Was ist Diversion?

Mit der Änderung des Jugendgerichtsgesetzes 1990 (1. JGGÄndG) wurden die sogenannten Neuen Ambulanten Maßnahmen in den Sanktionskatalog des JGG aufgenommen. Grundlage dieser Gesetzesänderungen waren zwei elementare Erkenntnisse aus der kriminologischen Forschung.
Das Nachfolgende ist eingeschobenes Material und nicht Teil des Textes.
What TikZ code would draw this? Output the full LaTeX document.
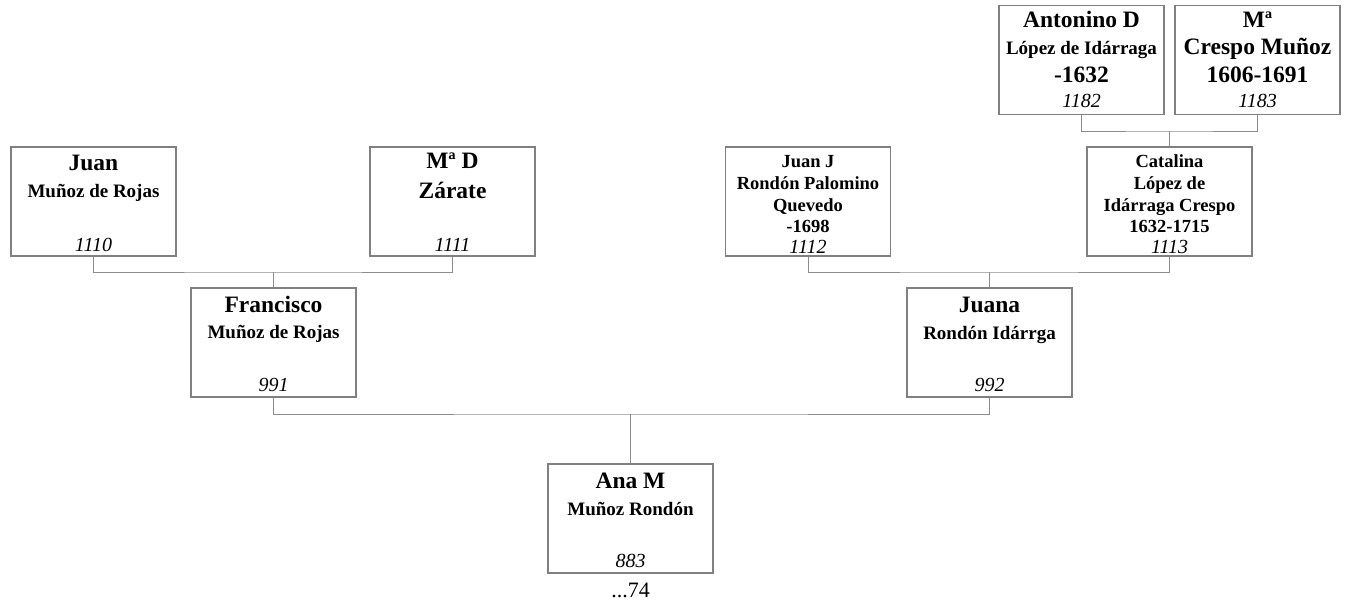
\documentclass[tikz,border=0pt]{standalone}
\usepackage{fontspec}
\setmainfont{Liberation Serif}
\definecolor{boxgray}{HTML}{808080}
\definecolor{linegray}{HTML}{8C8C8C}
\begin{document}
\begin{tikzpicture}[x=1pt,y=-1pt,
  box/.style={draw=boxgray, line width=1.3pt, rectangle, minimum width=165pt, minimum height=109pt, inner sep=0pt},
  link/.style={draw=linegray, line width=1pt},
  big/.style={font=\bfseries\fontsize{23.5}{28}\selectfont, inner sep=0pt, anchor=base},
  mid/.style={font=\bfseries\fontsize{19}{23}\selectfont, inner sep=0pt, anchor=base},
  sml/.style={font=\bfseries\fontsize{18.5}{22}\selectfont, inner sep=0pt, anchor=base},
  num/.style={font=\itshape\fontsize{20}{24}\selectfont, inner sep=0pt, anchor=base},
  gen/.style={font=\fontsize{22}{26}\selectfont, inner sep=0pt, anchor=base}]
\useasboundingbox (0,0) rectangle (1348,602);

% boxes
\node[box] (A1) at (1081.5,60) {};
\node[box] (A2) at (1257.5,60) {};
\node[box] (J1) at (93.5,201.5) {};
\node[box] (J2) at (452.5,201.5) {};
\node[box] (J3) at (808,201.5) {};
\node[box] (J4) at (1169.5,201.5) {};
\node[box] (F1) at (273.5,342.5) {};
\node[box] (F2) at (989.5,342.5) {};
\node[box] (AN) at (630.5,518.5) {};

% texts
\node[big] (A1a) at (1081.5,28) {Antonino D};
\node[mid] (A1b) at (1081.5,55) {López de Idárraga};
\node[big] (A1c) at (1081.5,82) {-1632};
\node[num] (A1d) at (1081.5,107) {1182};

\node[big] (A2a) at (1257.5,28) {Mª};
\node[big] (A2b) at (1257.5,55) {Crespo Muñoz};
\node[big] (A2c) at (1257.5,82) {1606-1691};
\node[num] (A2d) at (1257.5,107) {1183};

\node[big] (J1a) at (93.5,170) {Juan};
\node[mid] (J1b) at (93.5,197) {Muñoz de Rojas};
\node[num] (J1c) at (93.5,251) {1110};

\node[big] (J2a) at (452.5,168) {Mª D};
\node[big] (J2b) at (452.5,198) {Zárate};
\node[num] (J2c) at (452.5,251) {1111};

\node[sml] (J3a) at (808,167) {Juan J};
\node[sml] (J3b) at (808,189) {Rondón Palomino};
\node[sml] (J3c) at (808,211) {Quevedo};
\node[sml] (J3d) at (808,232) {-1698};
\node[num] (J3e) at (808,253) {1112};

\node[sml] (J4a) at (1169.5,167) {Catalina};
\node[sml] (J4b) at (1169.5,189) {López de};
\node[sml] (J4c) at (1169.5,211) {Idárraga Crespo};
\node[sml] (J4d) at (1169.5,232) {1632-1715};
\node[num] (J4e) at (1169.5,253) {1113};

\node[big] (F1a) at (273.5,312) {Francisco};
\node[mid] (F1b) at (273.5,338) {Muñoz de Rojas};
\node[num] (F1c) at (273.5,391) {991};

\node[big] (F2a) at (989.5,312) {Juana};
\node[mid] (F2b) at (989.5,339) {Rondón Idárrga};
\node[num] (F2c) at (989.5,391) {992};

\node[big] (ANa) at (630.5,488) {Ana M};
\node[mid] (ANb) at (630.5,515) {Muñoz Rondón};
\node[num] (ANc) at (630.5,567) {883};
\node[gen] (ANd) at (630.5,597) {...74};

% connectors
\coordinate (kF1) at (273.5,272);
\coordinate (kF2) at (989.5,272);
\coordinate (kJ4) at (1169.5,131);
\coordinate (kAN) at (630.5,414);
\draw[link] (J1.south) |- (kF1) -| (J2.south);
\draw[link] (kF1) -- (F1.north);
\draw[link] (J3.south) |- (kF2) -| (J4.south);
\draw[link] (kF2) -- (F2.north);
\draw[link] (A1.south) |- (kJ4) -| (A2.south);
\draw[link] (kJ4) -- (J4.north);
\draw[link] (F1.south) |- (kAN) -| (F2.south);
\draw[link] (kAN) -- (AN.north);
\end{tikzpicture}
\end{document}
Jugenddelinquenz ist normal, allgegenwärtig und episodenhaft

Die Mehrheit aller befragten männlichen und weiblichen Jugendlichen gibt in Dunkelfeldstudien an, schon mehrmals strafbare Handlungen im Sinne des StGB begangen zu haben. Verstöße gegen Rechtsnormen sind Ausdruck des jugendspezifischen Aufbegehrens gegen Normen und Werte der Erwachsenen und insofern ein normaler Bestandteil des Reifeprozesses im Jugendalter. Jugenddelinquenz lässt sich in allen gesellschaftlichen Gruppen unabhängig von Schichtzugehörigkeit und ethnischer Herkunft feststellen. In den allermeisten Fällen ist das delinquente Verhalten eine vorübergehende Erscheinung. Die meisten der im Jugendalter strafrechtlich erfassten Personen werden nach Abschluss des jugendlichen Reifeprozesses nicht mehr rückfällig.

Erziehung statt Freiheitsentzug

Kriminologischen Untersuchungen haben gezeigt, dass freiheitsentziehende Maßnahmen wie Jugendarrest und Jugendstrafe in den seltensten Fällen eine adäquate Reaktion auf Jugendkriminalität darstellen. Vielmehr führt Freiheitsentzug bei Jugendlichen zur Verfestigung einer kriminellen Karriere: Positive Handlungsorientierungen der Betroffenen werden eingeschränkt und integrative soziale Kontakte reduzieren sich. In vielen Fällen beginnen die jungen Menschen sich selbst als Außenseiter oder als „kriminell“ anzusehen und bestätigen mit ihren Handlungen dieses Selbstbild. Jede Verurteilung führt zudem zu einem Eintrag ins polizeiliche Führungszeugnis und erschwert die beruflichen Entwicklungschancen der Jugendlichen erheblich.

Im Rahmen der sogenannten Diversion (wörtl. Umleitung) kann das Jugendgericht die straffälligen Jugendlichen anweisen, an bestimmten erzieherischen Maßnahmen teilzunehmen. Treten die jungen Menschen die Maßnahme an und schließen sie erfolgreich ab, wird das Strafverfahren gegen sie eingestellt und es erfolgt kein Eintrag ins polizeiliche Führungszeugnis. Verweigern sie sich jedoch der Weisung, wird das Verfahren wieder aufgenommen, und es kann schließlich doch noch zu Jugendarrest oder sogar Jugendstrafe kommen.